The implications of Allison’s lower class and its relation to rape culture must be considered. A lack of economic stability is often equated to powerlessness, especially in women. Poorness enables a portion of oppression to come forth. While oppression is most often associated with race and gender, it is, truly, an intersection of race, gender, and class. “The experience of oppressed people is that the living of one’s life is confined and shaped by forces and barriers which are not accidental or occasional and hence avoidable” (Frye). Allison is born as a poor, white woman: a southerner who has no shame or doubt about where she came from. But, all are factors in her disempowerment. Her poorness and femaleness, both, minimize her value in society’s eyes. Her race affords her certain privileges in white supremacist America but, combined with her class and gender, her standing in society is, ultimately, in a place of nigh worthlessness. Her perceived lack of worth in society leads to an internalization of misogynistic and classist behaviors that influence how Allison acts in both public and private settings. An idea is cultivated which tells her young self that she is at fault for her own rape and most of her negative sexual experiences afterwards. It is the aforementioned system of female solidarity which, eventually, allows Allison to overcome her trauma and begin to erase it from her identity. She takes back her own body, her own self, and “at sixteen, [she] jumped free and turned to face him. ‘You can’t break me,’ [she] told him. ‘And you’re never going to touch me again’” (68). Allison’s realization of her intrinsic body autonomy is a turning point and begins her journey of recovery.

In the end, all women have is each other. No matter how “decent” a man is, there is something unspeakably powerful in women of all races, classes, and genders supporting each other in their male dominated societies. The day a woman understands that beauty is a social construct made by greedy corporations—usually run by men—to drain them of their self-worth and money, both, is the day a woman begins to understand the significance of feminism in everyone’s lives. The day Allison realizes this and takes back ownership of her body is the day she comes into herself as a woman and a feminist.
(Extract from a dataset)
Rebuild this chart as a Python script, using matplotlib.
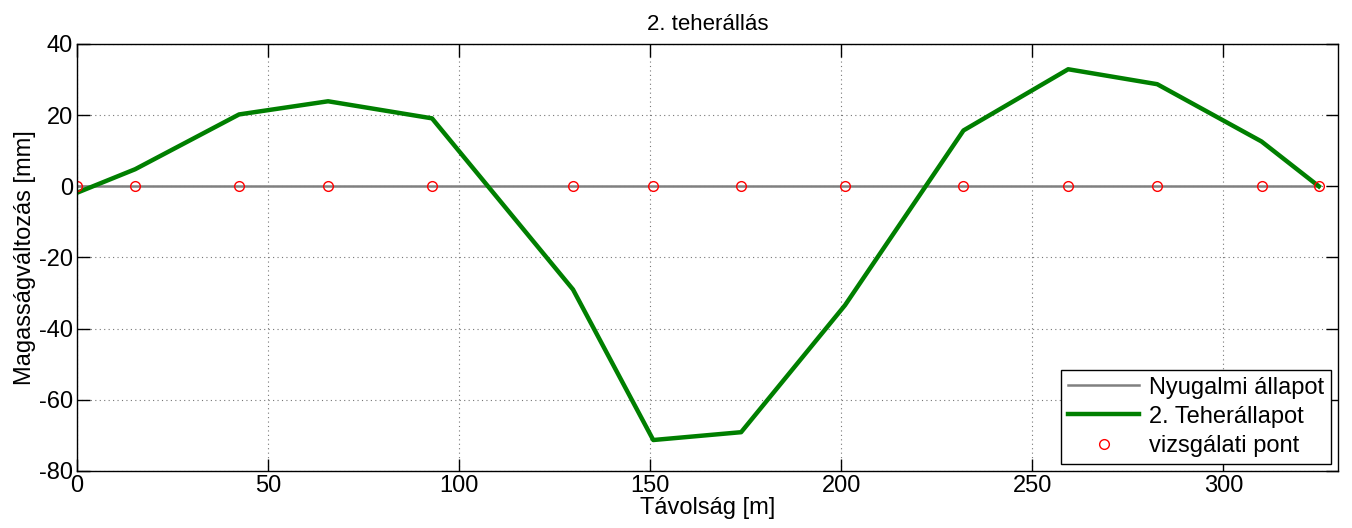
import matplotlib
matplotlib.use('Agg')
import matplotlib.pyplot as plt

# Deflection along the bridge, load case 2.

distance = [0, 15.2, 42.4, 65.7, 92.9, 129.8, 150.8, 173.8, 201.0,
            232.0, 259.4, 282.7, 310.0, 325.0]
deflection = [-1.8, 4.8, 20.2, 23.9, 19.1, -29.0, -71.3, -69.1, -33.4,
              15.7, 32.9, 28.7, 12.6, 0.0]
rest_state = [0.0] * len(distance)

plt.rcParams['font.family'] = ['Liberation Sans', 'DejaVu Sans']
plt.rcParams['font.size'] = 16
plt.rcParams['axes.unicode_minus'] = False

fig = plt.figure(figsize=(13.52, 5.28), dpi=100)
ax = fig.add_axes([0.057, 0.108, 0.9326, 0.8087])

ax.plot([distance[0], distance[-1]], [rest_state[0], rest_state[-1]],
        color='#808080', linewidth=1.8, label='Nyugalmi állapot')
ax.plot(distance, deflection, color='#007f00', linewidth=3.2,
        label='2. Teherállapot')
ax.plot(distance, rest_state, linestyle='none', marker='o', markersize=7,
        markerfacecolor='none', markeredgecolor='red', markeredgewidth=1.0,
        label='vizsgálati pont')

ax.set_xlim(0, 330)
ax.set_ylim(-80, 40)
ax.set_xticks(range(0, 301, 50))
ax.set_yticks(range(-80, 41, 20))
ax.grid(True, linestyle=(0, (1, 3)), color='#777777', linewidth=0.8)
ax.tick_params(direction='in', length=9, width=1, top=True, right=True,
               labelsize=17, colors='black', pad=3)
for spine in ax.spines.values():
    spine.set_linewidth(1.0)

ax.set_title('2. teherállás', fontsize=16, pad=10)
ax.set_xlabel('Távolság [m]', fontsize=17, labelpad=0)
ax.set_ylabel('Magasságváltozás [mm]', fontsize=17, labelpad=2)

leg = ax.legend(loc='lower right', fontsize=17, fancybox=False, framealpha=1,
                edgecolor='black', borderpad=0.3, handlelength=3.0,
                labelspacing=0.3, handletextpad=0.4, borderaxespad=0.3)
leg.get_frame().set_linewidth(1.0)

fig.savefig('out.png', dpi=100)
Her progressive success in conceptualizing her identity—and her ongoing effort toward this—is a critical factor in her growth as a person and no-tolerance policy for the entitled actions of men. Without each other, women are left to fend for themselves in a world that fights against their success at every turn. Two or Three Things I Know for Sure is, then, Allison’s story of her journey toward body autonomy, understanding familial and personal identity, and the endless importance of female solidarity.

Works Cited

Allison, Dorothy. Two or Three Things I Know for Sure. New York: Dutton, 1995. Print.

Chernik, Abra Fortune. “The Body Politic.” N.p., 1995. Print.

Frye, Marilyn. “Oppression.” The Politics of Reality. Trumansburg, NY: The Cross Press. 1983. Web.

McIntosh, Peggy. White Privilege and Male Privilege: A Personal Account of Coming to See Correspondences Through Work in Women’s Studies. Wellesley, MA: Wellesley College, Center for Research on Women. 1988. Print.